A: The reports about PoW’s problems with energy consumption are based on bad data and have been pretty well debunked [1]. Electricity cannot be transmitted anywhere in the world for free. Transmitting electricity causes significant power loss over distance. PoW miners almost always operate very close to cheap green power where there is surplus electricity. This actually makes PoW a better way to transmit power around the globe. Instead of having to have an armored truck drive a bunch of gold up to Denver, you can have really cheap electricity near a hydro plant in Canada do some computations and those computations allow us to do the same value transfer that the armored truck would have done! This is actually really amazing when you think about it.
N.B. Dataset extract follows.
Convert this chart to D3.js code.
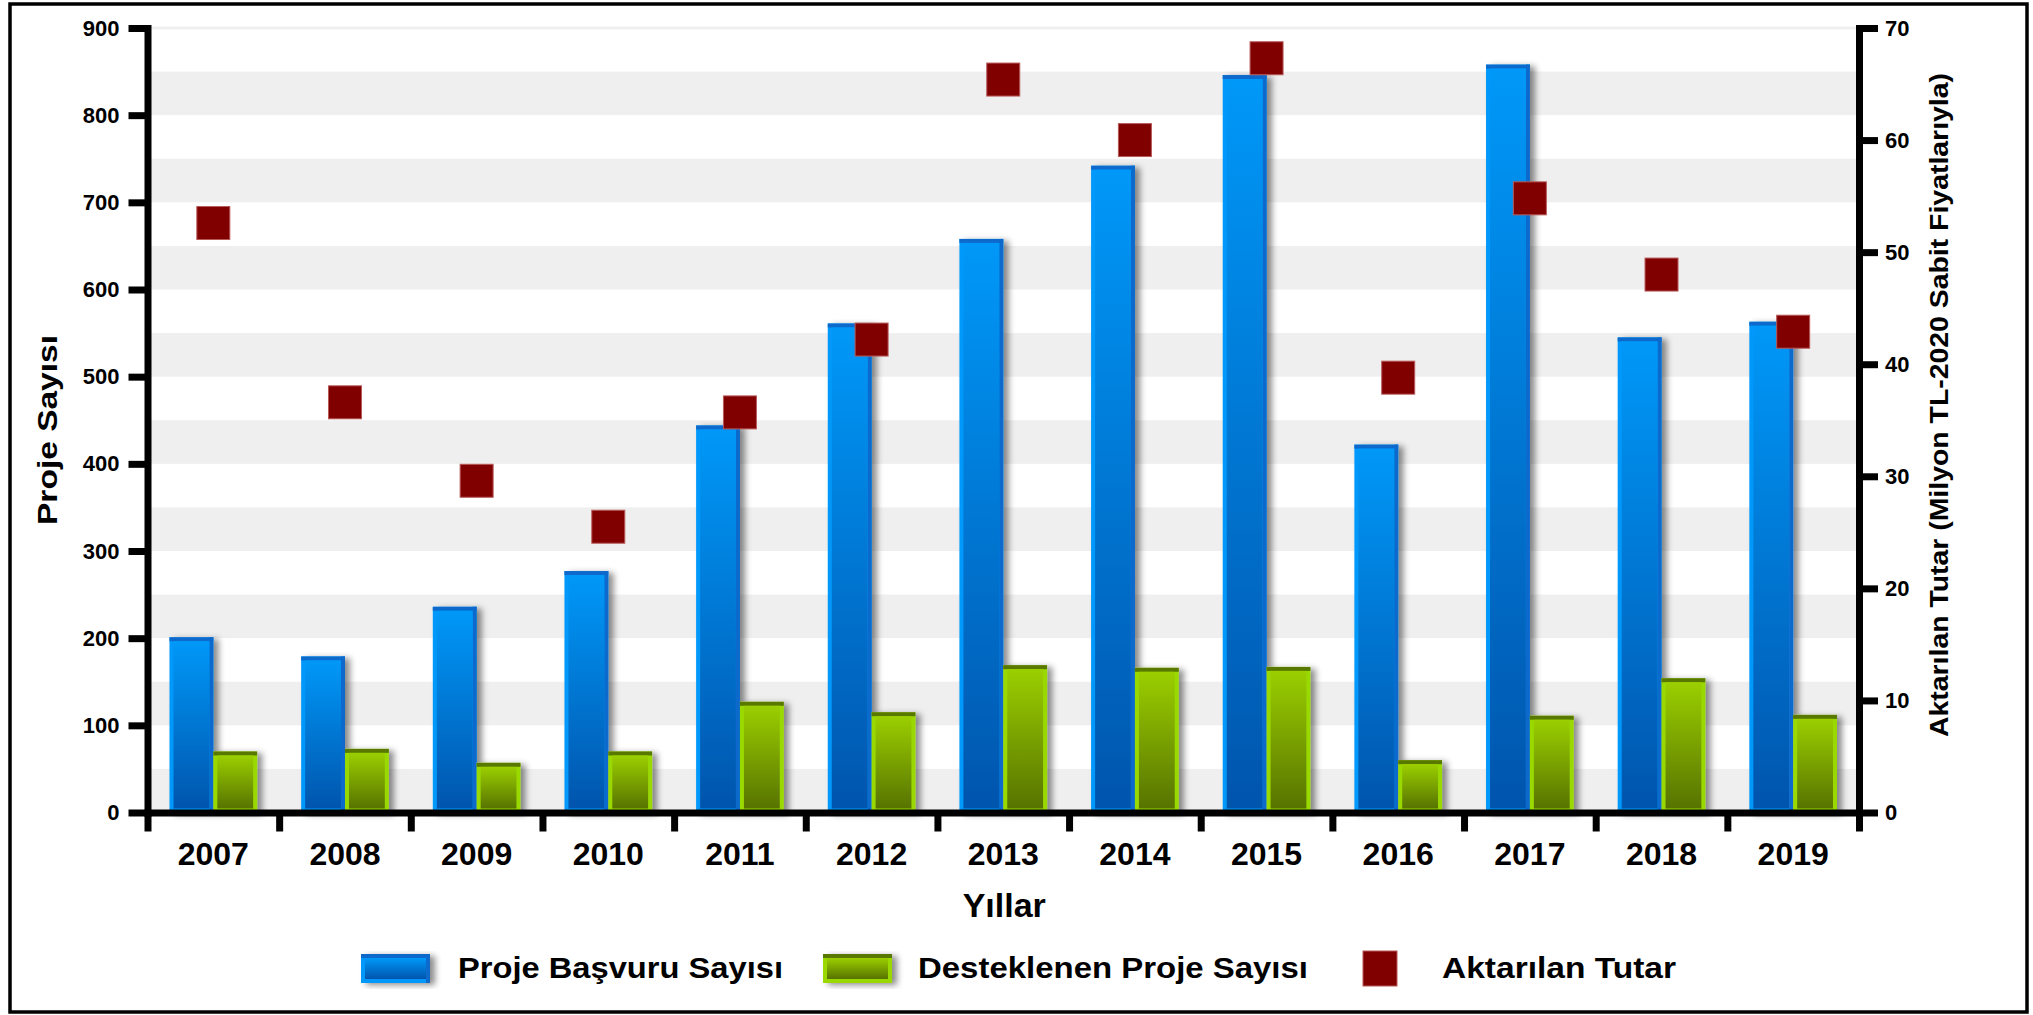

When you’re looking at the electricity consumption of PoW, you have to compare it to the existing thing that does the same job…i.e. the global banking system. How much power do you think that uses? Whatever it is, it’s enormous. PoW allows us to get many of those benefits while leveraging the cheapest and most efficient power in the world.
We don’t intend to migrate to PoS because PoS is unproven. It is our opinion that the only reason people are investigating PoS is because they couldn’t figure out how to scale PoW and the reward for scaling is too big to ignore. We figured out how to scale PoW, so we’re going to stick with the tried and true. If you really sit down and think about it, PoS is really rule by the wealthy. If the original stakeholders don’t want to sell, it’s impossible for anyone else to control the network. That’s not the kind of system that I want to use.